— Task to carry out —
Print exactly the lines from the first one down to the line containing "YAxis, ReferenceLine, ReferenceDot", both ends included, with no pictures and nothing else.

/---

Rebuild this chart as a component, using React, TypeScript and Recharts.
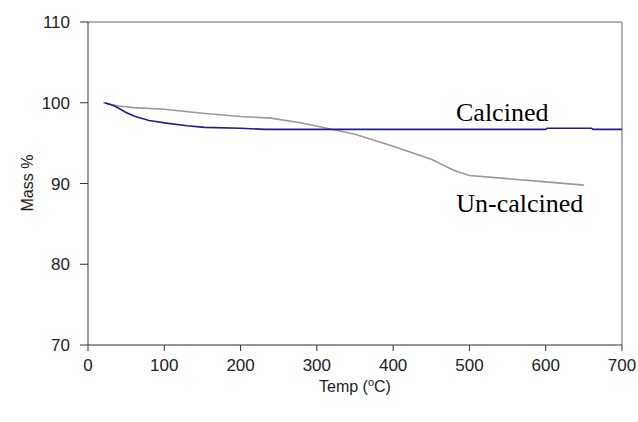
import { LineChart, Line, XAxis, YAxis, ReferenceLine, ReferenceDot } from 'recharts';

const calcinedTemp = [22, 35, 50, 62, 80, 105, 130, 153, 200, 232, 600, 602, 660, 662, 700];
const calcinedMass = [100, 99.6, 98.8, 98.3, 97.8, 97.45, 97.15, 96.95, 96.85, 96.7, 96.7, 96.85, 96.85, 96.7, 96.7];

const uncalcinedTemp = [20, 40, 60, 100, 150, 200, 240, 280, 310, 350, 400, 450, 480, 500, 550, 600, 650];
const uncalcinedMass = [100, 99.6, 99.4, 99.2, 98.7, 98.3, 98.1, 97.5, 96.9, 96.1, 94.6, 93.0, 91.6, 91.0, 90.6, 90.2, 89.8];

const xTicks = [0, 100, 200, 300, 400, 500, 600, 700];
const yTicks = [70, 80, 90, 100, 110];

const calcinedData = calcinedTemp.map((t, i) => ({ temp: t, mass: calcinedMass[i] }));
const uncalcinedData = uncalcinedTemp.map((t, i) => ({ temp: t, mass: uncalcinedMass[i] }));

const tickStyle = { fontFamily: 'Liberation Sans, Arial, sans-serif', fontSize: 17, fill: '#222' };

function seriesLabel(text: string) {
  return (props: any) => {
    const { viewBox } = props;
    return (
      <text
        x={viewBox.x + viewBox.width / 2}
        y={viewBox.y + viewBox.height / 2}
        textAnchor="middle"
        fontFamily="Liberation Serif, 'Times New Roman', serif"
        fontSize={26}
        fill="#000"
      >
        {text}
      </text>
    );
  };
}

export default function App() {
  return (
    <div style={{ position: 'absolute', left: 0, top: 0, background: '#fff' }}>
      <LineChart width={638} height={422} margin={{ top: 22, right: 16, left: 28, bottom: 47 }}>
        <XAxis
          dataKey="temp"
          type="number"
          domain={[0, 700]}
          ticks={xTicks}
          allowDataOverflow
          stroke="#333"
          tickSize={6}
          tickMargin={8}
          tick={tickStyle}
          height={30}
        />
        <YAxis
          dataKey="mass"
          type="number"
          domain={[70, 110]}
          ticks={yTicks}
          allowDataOverflow
          stroke="#333"
          tickSize={8}
          tickMargin={10}
          tick={tickStyle}
          width={60}
        />
        <ReferenceLine y={110} stroke="#999" strokeWidth={1.5} />
        <ReferenceLine x={700} stroke="#999" strokeWidth={1.5} />
        <Line
          data={uncalcinedData}
          dataKey="mass"
          type="linear"
          stroke="#999"
          strokeWidth={1.6}
          dot={false}
          isAnimationActive={false}
        />
        <Line
          data={calcinedData}
          dataKey="mass"
          type="linear"
          stroke="#1e1e8c"
          strokeWidth={1.6}
          dot={false}
          isAnimationActive={false}
        />
        <ReferenceDot x={543} y={97.73} r={0} fill="none" stroke="none" label={seriesLabel('Calcined')} />
        <ReferenceDot x={566} y={86.46} r={0} fill="none" stroke="none" label={seriesLabel('Un-calcined')} />
        <text x={355} y={392} textAnchor="middle" fontFamily="Liberation Sans, Arial, sans-serif" fontSize={16} fill="#222">
          Temp (<tspan fontSize={11} dy={-6}>o</tspan><tspan dy={6}>C)</tspan>
        </text>
        <text
          x={27}
          y={183}
          textAnchor="middle"
          transform="rotate(-90 27 183)"
          dominantBaseline="central"
          fontFamily="Liberation Sans, Arial, sans-serif"
          fontSize={16}
          fill="#222"
        >
          Mass %
        </text>
      </LineChart>
    </div>
  );
}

\---

— Answer to the problem —
Rebuild this chart as a component, using React, TypeScript and Recharts.
import { LineChart, Line, XAxis, YAxis, ReferenceLine, ReferenceDot } from 'recharts';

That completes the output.